Photo of Joseph Orozco
Joseph Orozco, executive director of U of T's Entrepreneurship Hatchery, says startups will benefit when a new Faculty of Applied Science & Engineering building opens its doors this spring (photo by Neil Ta)

The mythology of the successful tech startup usually involves a novel idea, a brilliant dropout and a grubby garage. 

But Joseph Orozco, executive director of The Entrepreneurship Hatchery at the University of Toronto, says the reality is often much different.

“Not all entrepreneurs are brilliant misfits toiling away over stale pizza and cold coffee in makeshift spaces,” Orozco writes in a recent Globe and Mail op-ed

“Many are researchers whose insight is to translate a scientific discovery into a product or service that meets a market need. And while academic laboratories may be ideal for hatching new ideas, they are often ill-equipped to nurture the resulting business through to maturity.”

That's why U of T – among the North American leaders in producing research-based startups –  is brimming with incubators and accelerators catering to different types of startups at various stages in their development. 

They include the Hatchery, which this spring will move into the new Centre for Engineering Innovation and Entrepreneurship building on U of T’s downtown Toronto campus. 
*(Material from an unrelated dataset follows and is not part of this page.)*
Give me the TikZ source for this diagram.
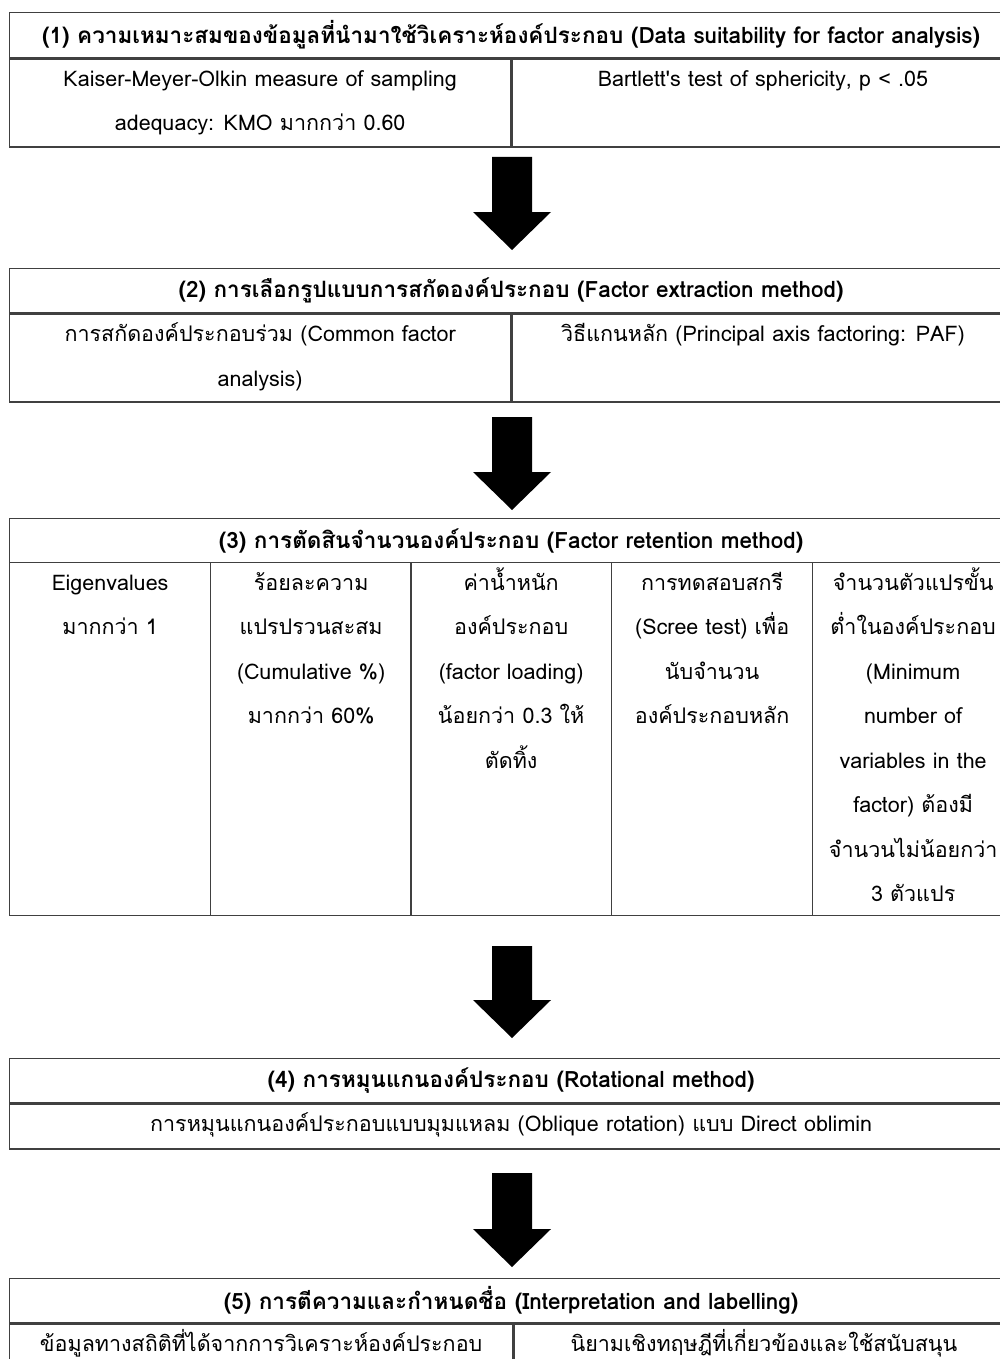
\documentclass[tikz,border=0pt]{standalone}
\usepackage{fontspec}
\newfontfamily\thaifont[Script=Thai]{Loma}
\usetikzlibrary{positioning,calc}
\tikzset{
    % parts of the tables
    head/.style={draw=black!75,line width=1.3pt,anchor=north west,inner sep=0pt,
        minimum width=1003pt,minimum height=44pt,
        font=\thaifont\bfseries\fontsize{22.5}{26}\selectfont},
    cell/.style={draw=black!75,line width=1.3pt,anchor=north west,inner sep=0pt},
    txt/.style={anchor=north,align=center,inner sep=0pt,
        font=\thaifont\fontsize{21.5}{44.5}\selectfont},
    blockarrow/.style={fill=black}
}
% same top for every first line
\newcommand\tstrut{\rule{0pt}{32pt}}
% thick down arrow, #1 = top of the shaft, #2 = tip
\newcommand\bigarrow[2]{%
    \fill[blockarrow] ($(#1)+(-20,0)$) -- ($(#1)+(20,0)$) -- ($(#2)+(20,-38)$)
        -- ($(#2)+(39,-38)$) -- (#2) -- ($(#2)+(-39,-38)$) -- ($(#2)+(-20,-38)$) -- cycle;}

\begin{document}
\begin{tikzpicture}[x=1pt,y=-1pt]
    \useasboundingbox (0,0) rectangle (1000,1359);

    % (1)
    \node[head,minimum height=45pt] (head1) at (9,12) {(1) ความเหมาะสมของข้อมูลที่นำมาใช้วิเคราะห์องค์ประกอบ (Data suitability for factor analysis)};
    \node[cell,minimum width=501pt,minimum height=88pt] (kmo) at (head1.south west) {};
    \node[cell,minimum width=502pt,minimum height=88pt] (bart) at (kmo.north east) {};
    \node[txt] (kmotxt) at ([yshift=4pt]kmo.north) {\tstrut Kaiser-Meyer-Olkin measure of sampling\\adequacy: KMO มากกว่า 0.60};
    \node[txt] (barttxt) at ([yshift=4pt]bart.north) {\tstrut Bartlett's test of sphericity, p < .05};

    % (2)
    \node[head] (head2) at (9,268) {(2) การเลือกรูปแบบการสกัดองค์ประกอบ (Factor extraction method)};
    \node[cell,minimum width=501pt,minimum height=88pt] (common) at (head2.south west) {};
    \node[cell,minimum width=502pt,minimum height=88pt] (paf) at (common.north east) {};
    \node[txt] (commontxt) at ([yshift=4pt]common.north) {\tstrut การสกัดองค์ประกอบร่วม (Common factor\\analysis)};
    \node[txt] (paftxt) at ([yshift=4pt]paf.north) {\tstrut วิธีแกนหลัก (Principal axis factoring: PAF)};

    % (3)
    \node[head] (head3) at (9,518) {(3) การตัดสินจำนวนองค์ประกอบ (Factor retention method)};
    \foreach \n/\x in {eig/9,cum/210,load/410,scree/611,minvar/812}
        \node[cell,minimum width=201pt,minimum height=353pt] (\n) at (\x,562) {};
    \node[txt] (eigtxt) at ([yshift=4pt]eig.north) {\tstrut Eigenvalues\\มากกว่า 1};
    \node[txt] (cumtxt) at ([yshift=4pt]cum.north) {\tstrut ร้อยละความ\\แปรปรวนสะสม\\(Cumulative \%)\\มากกว่า 60\%};
    \node[txt] (loadtxt) at ([yshift=4pt]load.north) {\tstrut ค่าน้ำหนัก\\องค์ประกอบ\\(factor loading)\\น้อยกว่า 0.3 ให้\\ตัดทิ้ง};
    \node[txt] (screetxt) at ([yshift=4pt]scree.north) {\tstrut การทดสอบสกรี\\(Scree test) เพื่อ\\นับจำนวน\\องค์ประกอบหลัก};
    \node[txt] (minvartxt) at ([yshift=4pt]minvar.north) {\tstrut จำนวนตัวแปรขั้น\\ต่ำในองค์ประกอบ\\(Minimum\\number of\\variables in the\\factor) ต้องมี\\จำนวนไม่น้อยกว่า\\3 ตัวแปร};

    % (4)
    \node[head] (head4) at (9,1058) {(4) การหมุนแกนองค์ประกอบ (Rotational method)};
    \node[cell,minimum width=1003pt,minimum height=45pt] (oblim) at (head4.south west) {};
    \node[txt] (oblimtxt) at ([yshift=4pt]oblim.north) {\tstrut การหมุนแกนองค์ประกอบแบบมุมแหลม (Oblique rotation) แบบ Direct oblimin};

    % (5)
    \node[head] (head5) at (9,1278) {(5) การตีความและกำหนดชื่อ (Interpretation and labelling)};
    \node[cell,minimum width=503pt,minimum height=70pt] (stat) at (head5.south west) {};
    \node[cell,minimum width=500pt,minimum height=70pt] (theory) at (stat.north east) {};
    \node[txt] (stattxt) at ([yshift=4pt]stat.north) {\tstrut ข้อมูลทางสถิติที่ได้จากการวิเคราะห์องค์ประกอบ};
    \node[txt] (theorytxt) at ([yshift=4pt]theory.north) {\tstrut นิยามเชิงทฤษฎีที่เกี่ยวข้องและใช้สนับสนุน};

    % arrows between the steps
    \foreach \s/\e [count=\i] in {157/250,417/510,946/1038,1173/1267}{
        \coordinate (s\i) at (512,\s);
        \coordinate (e\i) at (512,\e);
        \bigarrow{s\i}{e\i}
    }
\end{tikzpicture}
\end{document}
The new, state-of-the-art facility will provide space for budding entrepreneurs to build prototypes, demonstrate them to potential partners and funders, and network with more experienced startup founders. 

“More than ever before, I hear from students that they want to take their careers into their own hands,” Orozco writes. 

“I believe we have an obligation to give the next generation a quality place to start up: a bright, warm, clean space to spark fresh ideas and design their own futures.”